# Exercise prompt
Leaving the pictures aside, transcribe every line below exactly.

# Data shown
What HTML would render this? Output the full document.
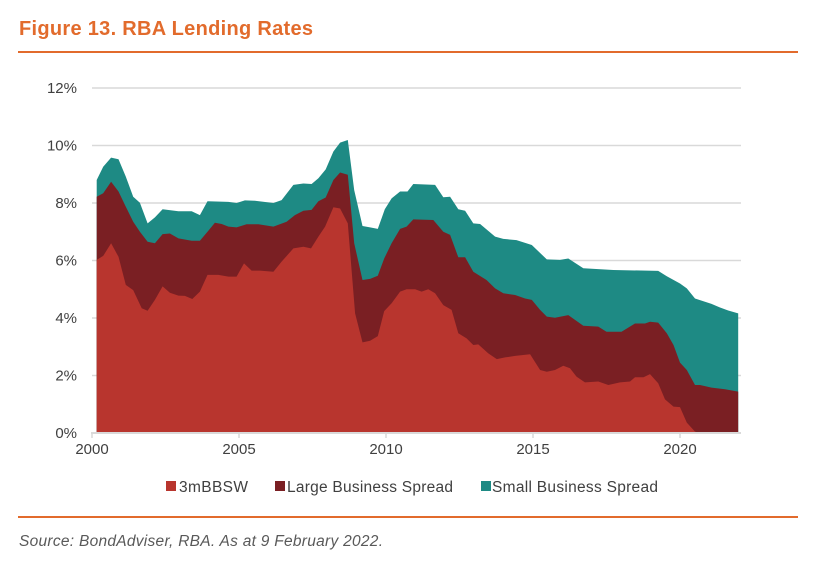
<!DOCTYPE html>
<html><head><meta charset="utf-8"><style>
body{margin:0;background:#fff;width:834px;height:566px;overflow:hidden;font-family:"Liberation Sans",Arial,sans-serif}
</style></head><body>
<svg width="834" height="566" viewBox="0 0 834 566" xmlns="http://www.w3.org/2000/svg">
<text x="19" y="35" font-size="20" font-weight="bold" fill="#e26b2c" textLength="294">Figure 13. RBA Lending Rates</text>
<rect x="18" y="51" width="780" height="2" fill="#e26b2c"/>
<g id="grid"></g>
<g id="areas"></g>
<g id="axes"></g>
<g>
<rect x="166" y="481" width="10" height="10" fill="#b8352e"/>
<text x="179" y="492" font-size="15.5" fill="#404040" textLength="69">3mBBSW</text>
<rect x="275" y="481" width="10" height="10" fill="#7a1f23"/>
<text x="287" y="492" font-size="15.5" fill="#404040" textLength="166">Large Business Spread</text>
<rect x="481" y="481" width="10" height="10" fill="#1e8a84"/>
<text x="492" y="492" font-size="15.5" fill="#404040" textLength="166">Small Business Spread</text>
</g>
<rect x="18" y="516" width="780" height="2" fill="#e26b2c"/>
<text x="19" y="546" font-size="15.5" font-style="italic" fill="#595959" textLength="364">Source: BondAdviser, RBA. As at 9 February 2022.</text>
</svg>
<script>
const bbswYears=[2000.16,2000.38,2000.65,2000.9,2001.15,2001.4,2001.69,2001.89,2002.14,2002.4,2002.65,2002.94,2003.16,2003.41,2003.67,2003.93,2004.3,2004.64,2004.92,2005.17,2005.43,2005.71,2006.17,2006.45,2006.85,2007.19,2007.45,2007.7,2007.93,2008.21,2008.44,2008.7,2008.95,2009.2,2009.46,2009.72,2009.94,2010.19,2010.48,2010.7,2010.99,2011.21,2011.44,2011.67,2011.95,2012.23,2012.46,2012.74,2012.97,2013.14,2013.48,2013.77,2014.05,2014.39,2014.9,2015.24,2015.47,2015.75,2016.03,2016.26,2016.48,2016.77,2017.22,2017.56,2017.96,2018.3,2018.47,2018.76,2018.98,2019.26,2019.49,2019.78,2020.0,2020.23,2020.51,2020.68,2021.98];
const bbswValues=[6.02,6.16,6.6,6.13,5.15,4.97,4.34,4.25,4.63,5.1,4.88,4.78,4.77,4.66,4.92,5.5,5.5,5.44,5.44,5.9,5.65,5.65,5.61,5.96,6.42,6.48,6.42,6.83,7.18,7.85,7.81,7.29,4.16,3.15,3.21,3.37,4.24,4.51,4.92,5.0,5.0,4.92,5.0,4.86,4.45,4.28,3.47,3.29,3.06,3.08,2.77,2.57,2.63,2.68,2.74,2.19,2.13,2.19,2.34,2.25,1.96,1.76,1.79,1.67,1.76,1.79,1.94,1.94,2.05,1.73,1.17,0.92,0.9,0.36,0.05,0.0,0.0];
const largeYears=[2000.16,2000.38,2000.65,2000.9,2001.15,2001.4,2001.63,2001.89,2002.14,2002.4,2002.65,2002.94,2003.39,2003.67,2003.93,2004.18,2004.41,2004.64,2004.92,2005.26,2005.66,2006.17,2006.62,2006.9,2007.19,2007.47,2007.7,2007.95,2008.21,2008.44,2008.7,2008.92,2009.2,2009.46,2009.72,2009.94,2010.19,2010.48,2010.7,2010.93,2011.61,2011.95,2012.18,2012.46,2012.69,2012.97,2013.42,2013.71,2013.99,2014.39,2014.73,2014.96,2015.24,2015.47,2015.75,2016.2,2016.71,2017.22,2017.5,2018.01,2018.47,2018.81,2018.98,2019.26,2019.55,2019.78,2020.0,2020.23,2020.51,2020.68,2021.07,2021.53,2021.98];
const largeRateValues=[8.22,8.34,8.74,8.4,7.87,7.35,7.0,6.65,6.6,6.92,6.94,6.77,6.69,6.69,7.0,7.31,7.27,7.18,7.15,7.26,7.26,7.18,7.35,7.58,7.73,7.76,8.06,8.19,8.8,9.06,8.98,6.6,5.32,5.36,5.47,6.07,6.6,7.1,7.18,7.43,7.41,7.0,6.89,6.11,6.11,5.61,5.32,5.03,4.86,4.8,4.68,4.63,4.28,4.05,4.01,4.1,3.73,3.7,3.52,3.52,3.81,3.81,3.87,3.84,3.47,3.06,2.45,2.19,1.67,1.67,1.58,1.52,1.44];
const smallYears=[2000.16,2000.38,2000.65,2000.9,2001.15,2001.4,2001.63,2001.89,2002.14,2002.4,2002.94,2003.39,2003.67,2003.93,2004.64,2004.92,2005.2,2005.54,2006.17,2006.45,2006.85,2007.19,2007.47,2007.7,2007.95,2008.21,2008.44,2008.7,2008.92,2009.2,2009.46,2009.72,2009.96,2010.19,2010.48,2010.73,2010.93,2011.67,2011.95,2012.18,2012.46,2012.69,2012.97,2013.2,2013.71,2013.99,2014.44,2014.96,2015.47,2015.92,2016.2,2016.71,2017.22,2017.73,2019.26,2019.55,2020.0,2020.23,2020.51,2021.07,2021.35,2021.64,2021.98];
const smallRateValues=[8.8,9.26,9.58,9.52,8.92,8.22,8.01,7.29,7.5,7.78,7.71,7.71,7.58,8.06,8.04,8.0,8.09,8.08,8.0,8.1,8.63,8.68,8.66,8.86,9.17,9.79,10.1,10.19,8.45,7.2,7.15,7.1,7.78,8.16,8.4,8.4,8.66,8.63,8.2,8.22,7.78,7.73,7.29,7.27,6.83,6.75,6.71,6.54,6.04,6.02,6.07,5.73,5.7,5.67,5.64,5.45,5.2,5.03,4.68,4.49,4.37,4.26,4.16];
const yTicks=[0,2,4,6,8,10,12];
const xTicks=[2000,2005,2010,2015,2020];

const NS='http://www.w3.org/2000/svg';
const X0=92,PXY=29.4,Y0=433,PXP=28.75;
function xs(y){return X0+(y-2000)*PXY;}
function ys(v){return Y0-v*PXP;}
function mk(tag,attrs,parent){const e=document.createElementNS(NS,tag);for(const k in attrs)e.setAttribute(k,attrs[k]);parent.appendChild(e);return e;}
const grid=document.getElementById('grid'),areas=document.getElementById('areas'),axes=document.getElementById('axes');
yTicks.forEach(t=>{
  if(t>0){const l=mk('line',{x1:92,x2:741,y1:ys(t),y2:ys(t),stroke:'#d9d9d9','stroke-width':1.5},grid);
  
  }
  const tx=mk('text',{x:77,y:ys(t)+5,'text-anchor':'end','font-size':15,fill:'#404040'},axes);
  tx.textContent=t+'%';
  
  
});
function area(yrs,vals,color,name){
  let d='M'+xs(yrs[0]).toFixed(1)+','+Y0;
  yrs.forEach((y,i)=>{d+=' L'+xs(y).toFixed(1)+','+ys(vals[i]).toFixed(1);});
  d+=' L'+xs(yrs[yrs.length-1]).toFixed(1)+','+Y0+' Z';
  const p=mk('path',{d:d,fill:color},areas);
  
  
}
area(smallYears,smallRateValues,'#1e8a84','area-small-business-spread');
area(largeYears,largeRateValues,'#7a1f23','area-large-business-spread');
area(bbswYears,bbswValues,'#b8352e','area-3mbbsw');
const ax=mk('line',{x1:91,x2:741,y1:Y0,y2:Y0,stroke:'#d9d9d9','stroke-width':2},axes);


xTicks.forEach(t=>{
  const tk=mk('line',{x1:xs(t),x2:xs(t),y1:Y0,y2:Y0+5,stroke:'#d9d9d9','stroke-width':1.5},axes);
  
  
  const tx=mk('text',{x:xs(t),y:Y0+21,'text-anchor':'middle','font-size':15,fill:'#404040'},axes);
  tx.textContent=t;
  
  
});
</script>
</body></html>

# Task output
What HTML would render this? Output the full document.
<!DOCTYPE html>
<html><head><meta charset="utf-8"><style>
body{margin:0;background:#fff;width:834px;height:566px;overflow:hidden;font-family:"Liberation Sans",Arial,sans-serif}
</style></head><body>
<svg width="834" height="566" viewBox="0 0 834 566" xmlns="http://www.w3.org/2000/svg">
<text x="19" y="35" font-size="20" font-weight="bold" fill="#e26b2c" textLength="294">Figure 13. RBA Lending Rates</text>
<rect x="18" y="51" width="780" height="2" fill="#e26b2c"/>
<g id="grid"></g>
<g id="areas"></g>
<g id="axes"></g>
<g>
<rect x="166" y="481" width="10" height="10" fill="#b8352e"/>
<text x="179" y="492" font-size="15.5" fill="#404040" textLength="69">3mBBSW</text>
<rect x="275" y="481" width="10" height="10" fill="#7a1f23"/>
<text x="287" y="492" font-size="15.5" fill="#404040" textLength="166">Large Business Spread</text>
<rect x="481" y="481" width="10" height="10" fill="#1e8a84"/>
<text x="492" y="492" font-size="15.5" fill="#404040" textLength="166">Small Business Spread</text>
</g>
<rect x="18" y="516" width="780" height="2" fill="#e26b2c"/>
<text x="19" y="546" font-size="15.5" font-style="italic" fill="#595959" textLength="364">Source: BondAdviser, RBA. As at 9 February 2022.</text>
</svg>
<script>
const bbswYears=[2000.16,2000.38,2000.65,2000.9,2001.15,2001.4,2001.69,2001.89,2002.14,2002.4,2002.65,2002.94,2003.16,2003.41,2003.67,2003.93,2004.3,2004.64,2004.92,2005.17,2005.43,2005.71,2006.17,2006.45,2006.85,2007.19,2007.45,2007.7,2007.93,2008.21,2008.44,2008.7,2008.95,2009.2,2009.46,2009.72,2009.94,2010.19,2010.48,2010.7,2010.99,2011.21,2011.44,2011.67,2011.95,2012.23,2012.46,2012.74,2012.97,2013.14,2013.48,2013.77,2014.05,2014.39,2014.9,2015.24,2015.47,2015.75,2016.03,2016.26,2016.48,2016.77,2017.22,2017.56,2017.96,2018.3,2018.47,2018.76,2018.98,2019.26,2019.49,2019.78,2020.0,2020.23,2020.51,2020.68,2021.98];
const bbswValues=[6.02,6.16,6.6,6.13,5.15,4.97,4.34,4.25,4.63,5.1,4.88,4.78,4.77,4.66,4.92,5.5,5.5,5.44,5.44,5.9,5.65,5.65,5.61,5.96,6.42,6.48,6.42,6.83,7.18,7.85,7.81,7.29,4.16,3.15,3.21,3.37,4.24,4.51,4.92,5.0,5.0,4.92,5.0,4.86,4.45,4.28,3.47,3.29,3.06,3.08,2.77,2.57,2.63,2.68,2.74,2.19,2.13,2.19,2.34,2.25,1.96,1.76,1.79,1.67,1.76,1.79,1.94,1.94,2.05,1.73,1.17,0.92,0.9,0.36,0.05,0.0,0.0];
const largeYears=[2000.16,2000.38,2000.65,2000.9,2001.15,2001.4,2001.63,2001.89,2002.14,2002.4,2002.65,2002.94,2003.39,2003.67,2003.93,2004.18,2004.41,2004.64,2004.92,2005.26,2005.66,2006.17,2006.62,2006.9,2007.19,2007.47,2007.7,2007.95,2008.21,2008.44,2008.7,2008.92,2009.2,2009.46,2009.72,2009.94,2010.19,2010.48,2010.7,2010.93,2011.61,2011.95,2012.18,2012.46,2012.69,2012.97,2013.42,2013.71,2013.99,2014.39,2014.73,2014.96,2015.24,2015.47,2015.75,2016.2,2016.71,2017.22,2017.5,2018.01,2018.47,2018.81,2018.98,2019.26,2019.55,2019.78,2020.0,2020.23,2020.51,2020.68,2021.07,2021.53,2021.98];
const largeRateValues=[8.22,8.34,8.74,8.4,7.87,7.35,7.0,6.65,6.6,6.92,6.94,6.77,6.69,6.69,7.0,7.31,7.27,7.18,7.15,7.26,7.26,7.18,7.35,7.58,7.73,7.76,8.06,8.19,8.8,9.06,8.98,6.6,5.32,5.36,5.47,6.07,6.6,7.1,7.18,7.43,7.41,7.0,6.89,6.11,6.11,5.61,5.32,5.03,4.86,4.8,4.68,4.63,4.28,4.05,4.01,4.1,3.73,3.7,3.52,3.52,3.81,3.81,3.87,3.84,3.47,3.06,2.45,2.19,1.67,1.67,1.58,1.52,1.44];
const smallYears=[2000.16,2000.38,2000.65,2000.9,2001.15,2001.4,2001.63,2001.89,2002.14,2002.4,2002.94,2003.39,2003.67,2003.93,2004.64,2004.92,2005.2,2005.54,2006.17,2006.45,2006.85,2007.19,2007.47,2007.7,2007.95,2008.21,2008.44,2008.7,2008.92,2009.2,2009.46,2009.72,2009.96,2010.19,2010.48,2010.73,2010.93,2011.67,2011.95,2012.18,2012.46,2012.69,2012.97,2013.2,2013.71,2013.99,2014.44,2014.96,2015.47,2015.92,2016.2,2016.71,2017.22,2017.73,2019.26,2019.55,2020.0,2020.23,2020.51,2021.07,2021.35,2021.64,2021.98];
const smallRateValues=[8.8,9.26,9.58,9.52,8.92,8.22,8.01,7.29,7.5,7.78,7.71,7.71,7.58,8.06,8.04,8.0,8.09,8.08,8.0,8.1,8.63,8.68,8.66,8.86,9.17,9.79,10.1,10.19,8.45,7.2,7.15,7.1,7.78,8.16,8.4,8.4,8.66,8.63,8.2,8.22,7.78,7.73,7.29,7.27,6.83,6.75,6.71,6.54,6.04,6.02,6.07,5.73,5.7,5.67,5.64,5.45,5.2,5.03,4.68,4.49,4.37,4.26,4.16];
const yTicks=[0,2,4,6,8,10,12];
const xTicks=[2000,2005,2010,2015,2020];

const NS='http://www.w3.org/2000/svg';
const X0=92,PXY=29.4,Y0=433,PXP=28.75;
function xs(y){return X0+(y-2000)*PXY;}
function ys(v){return Y0-v*PXP;}
function mk(tag,attrs,parent){const e=document.createElementNS(NS,tag);for(const k in attrs)e.setAttribute(k,attrs[k]);parent.appendChild(e);return e;}
const grid=document.getElementById('grid'),areas=document.getElementById('areas'),axes=document.getElementById('axes');
yTicks.forEach(t=>{
  if(t>0){const l=mk('line',{x1:92,x2:741,y1:ys(t),y2:ys(t),stroke:'#d9d9d9','stroke-width':1.5},grid);
  
  }
  const tx=mk('text',{x:77,y:ys(t)+5,'text-anchor':'end','font-size':15,fill:'#404040'},axes);
  tx.textContent=t+'%';
  
  
});
function area(yrs,vals,color,name){
  let d='M'+xs(yrs[0]).toFixed(1)+','+Y0;
  yrs.forEach((y,i)=>{d+=' L'+xs(y).toFixed(1)+','+ys(vals[i]).toFixed(1);});
  d+=' L'+xs(yrs[yrs.length-1]).toFixed(1)+','+Y0+' Z';
  const p=mk('path',{d:d,fill:color},areas);
  
  
}
area(smallYears,smallRateValues,'#1e8a84','area-small-business-spread');
area(largeYears,largeRateValues,'#7a1f23','area-large-business-spread');
area(bbswYears,bbswValues,'#b8352e','area-3mbbsw');
const ax=mk('line',{x1:91,x2:741,y1:Y0,y2:Y0,stroke:'#d9d9d9','stroke-width':2},axes);


xTicks.forEach(t=>{
  const tk=mk('line',{x1:xs(t),x2:xs(t),y1:Y0,y2:Y0+5,stroke:'#d9d9d9','stroke-width':1.5},axes);
  
  
  const tx=mk('text',{x:xs(t),y:Y0+21,'text-anchor':'middle','font-size':15,fill:'#404040'},axes);
  tx.textContent=t;
  
  
});
</script>
</body></html>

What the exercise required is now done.